Y, desde el punto de vista de los jóvenes, es todavía peor. Para un trabajador español o francés menor de 40 años, el sistema lo que propone es una cotización muy elevada, que se lleva, en combinación con el IRPF, más del 40% de tu salario real, a cambio de una promesa cada día más incierta de cobrar en el futuro. Una promesa que, además, cada día empeora, porque las condiciones de acceso a la jubilación y las reglas de cálculo serán cada vez más exigentes.
Al final, la generosidad de un sistema de reparto depende de la capacidad de generación de riqueza de un país y del número de cotizantes que mantenga. Ésta es la parte que casi siempre queda fuera del debate, pero es clave. Con estas reglas, esa capacidad se resiente. Y mucho. Por un lado, el trabajador se ve tentado a dejar de pagar o pagar lo menos posible: aquí hablamos de todo tipo de alternativas, desde hacerse autónomo, cobrar lo máximo posible a través de una empresa, cobrar en negro o irse del país a otro lugar donde el neto que le quede sea más elevado. A más nivel y productividad de ese trabajador, más incentivos para buscarse la vida en otro lugar.
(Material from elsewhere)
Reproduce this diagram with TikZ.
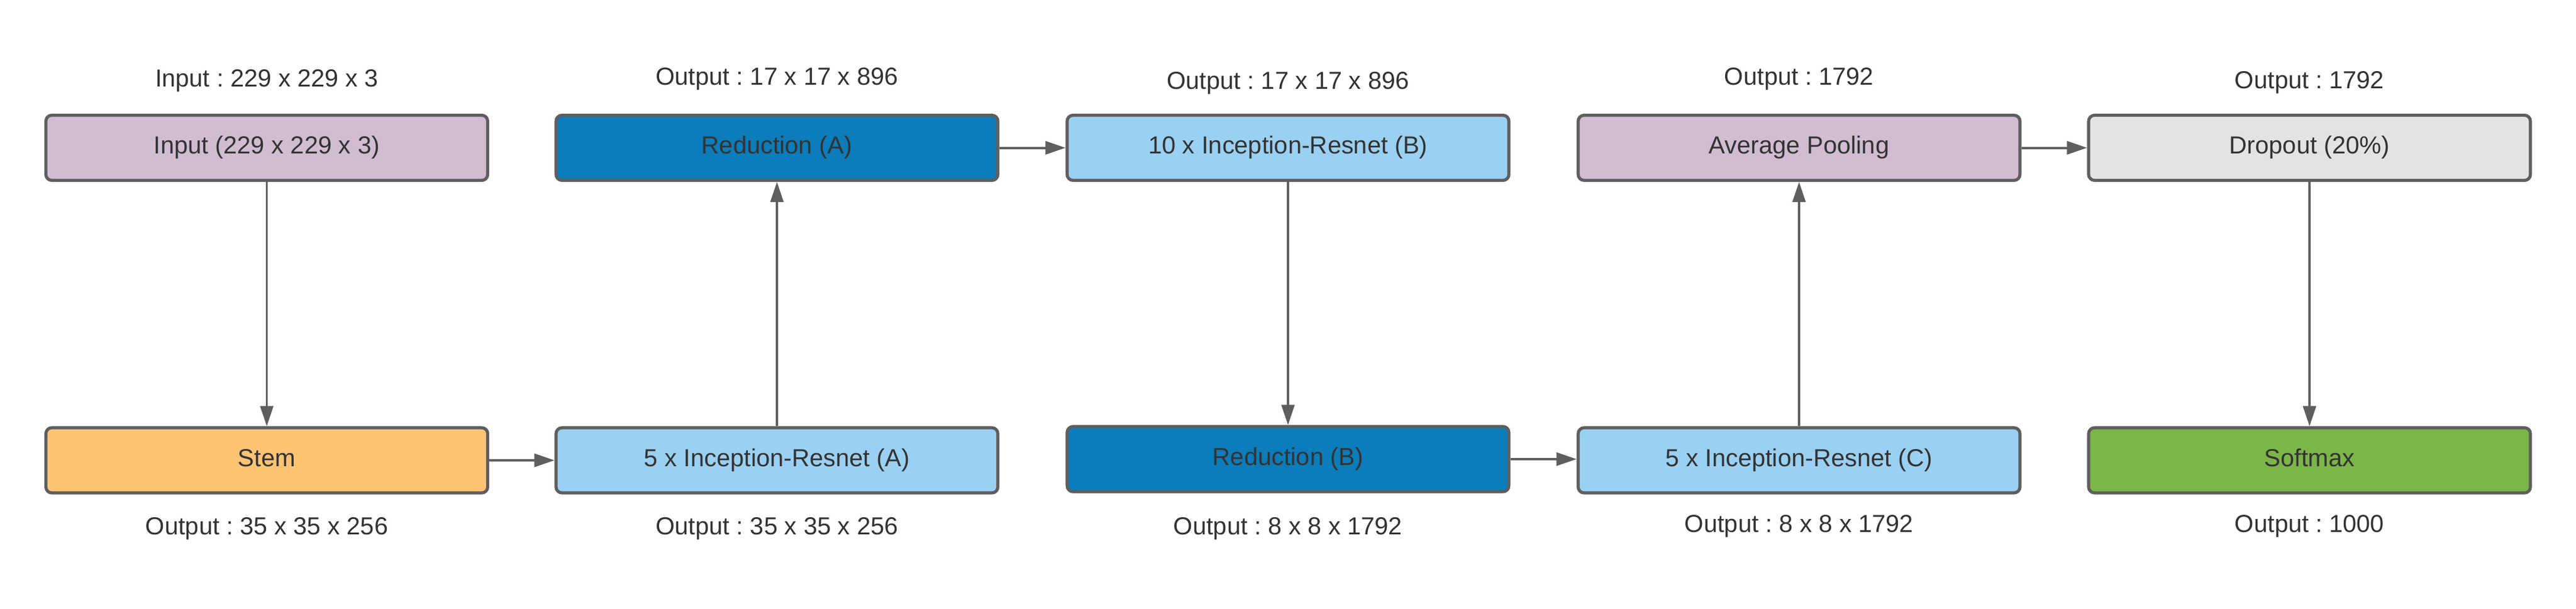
\documentclass[tikz,border=0pt]{standalone}
\usepackage{fontspec}
\setmainfont{Liberation Sans}
\usetikzlibrary{arrows.meta}
\frenchspacing
\definecolor{bordc}{HTML}{5E5E5E}
\definecolor{txtc}{HTML}{333333}
\definecolor{purplec}{HTML}{D1BCD2}
\definecolor{dbluec}{HTML}{0C7CBA}
\definecolor{lbluec}{HTML}{9AD0F2}
\definecolor{orangec}{HTML}{FFC374}
\definecolor{greenc}{HTML}{7AB648}
\definecolor{grayc}{HTML}{E3E3E3}
\tikzset{
  blk/.style={draw=bordc, line width=1.3pt, rounded corners=2.5pt,
    minimum width=186.5pt, minimum height=27.5pt, inner sep=0pt,
    text=txtc, font=\fontsize{10.4pt}{12pt}\selectfont,
    text height=0.75em, text depth=0.25em},
  lbl/.style={anchor=base, text=txtc, inner sep=0pt,
    font=\fontsize{10.4pt}{12pt}\selectfont},
  conh/.style={draw=bordc, line width=1pt, -{Triangle[length=8.5pt,width=5.5pt]}},
  conv/.style={draw=bordc, line width=0.8pt, -{Triangle[length=8.5pt,width=5.5pt]}},
}
\begin{document}
\frenchspacing
\begin{tikzpicture}[x=0.25pt, y=-0.25pt]
\useasboundingbox (0,0) rectangle (4350,1028);
% top row
\node[blk, fill=purplec] (inp) at (450.5,249.5) {Input (229 x 229 x 3)};
\node[blk, fill=dbluec] (redA) at (1312,249.5) {Reduction (A)};
\node[blk, fill=lbluec] (incB) at (2175,249.5) {10 x Inception-Resnet (B)};
\node[blk, fill=purplec] (avg) at (3038,249.5) {Average Pooling};
\node[blk, fill=grayc] (drop) at (3900,249.5) {Dropout (20\%)};
% bottom row
\node[blk, fill=orangec] (stem) at (450.5,777) {Stem};
\node[blk, fill=lbluec] (incA) at (1312,777) {5 x Inception-Resnet (A)};
\node[blk, fill=dbluec] (redB) at (2175,775) {Reduction (B)};
\node[blk, fill=lbluec] (incC) at (3038,777) {5 x Inception-Resnet (C)};
\node[blk, fill=greenc] (soft) at (3900,777) {Softmax};
% top labels
\node[lbl] (l1) at (450.5,146) {Input : 229 x 229 x 3};
\node[lbl] (l2) at (1312,143) {Output : 17 x 17 x 896};
\node[lbl] (l3) at (2175,150) {Output : 17 x 17 x 896};
\node[lbl] (l4) at (3038,143) {Output : 1792};
\node[lbl] (l5) at (3900,149) {Output : 1792};
% bottom labels
\node[lbl] (b1) at (450.5,902) {Output : 35 x 35 x 256};
\node[lbl] (b2) at (1312,902) {Output : 35 x 35 x 256};
\node[lbl] (b3) at (2175,902) {Output : 8 x 8 x 1792};
\node[lbl] (b4) at (3038,898) {Output : 8 x 8 x 1792};
\node[lbl] (b5) at (3900,898) {Output : 1000};
% connectors
\draw[conv] (inp) -- (stem);
\draw[conh] (stem) -- (incA);
\draw[conv] (incA) -- (redA);
\draw[conh] (redA) -- (incB);
\draw[conv] (incB) -- (redB);
\draw[conh] (redB.east) -- (redB.east -| incC.west);
\draw[conv] (incC) -- (avg);
\draw[conh] (avg) -- (drop);
\draw[conv] (drop) -- (soft);
\end{tikzpicture}
\end{document}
Evidentemente, la otra cara de la moneda es la pérdida de competitividad de las empresas. Imaginemos una compañía española o francesa que tiene que luchar con un rival en un país con cotizaciones mucho más bajas. El coste para ofrecer el mismo neto al trabajador será mucho más alto para las primeras. O, al revés, si ofrecen lo mismo en términos brutos, el trabajador recibirá en su cuenta corriente menos dinero. Lo miremos como lo miremos, no es bueno para atraer talento ni incrementar la productividad.
Alrededor de esta problemática girará buena parte del debate sobre los sistemas de reparto en los próximos años. Hasta ahora hemos hablado mucho del gasto, de la natalidad, de la longevidad o la edad de jubilación. En algún momento, alguien tendrá que mirar al que paga y empezar a pensar en él.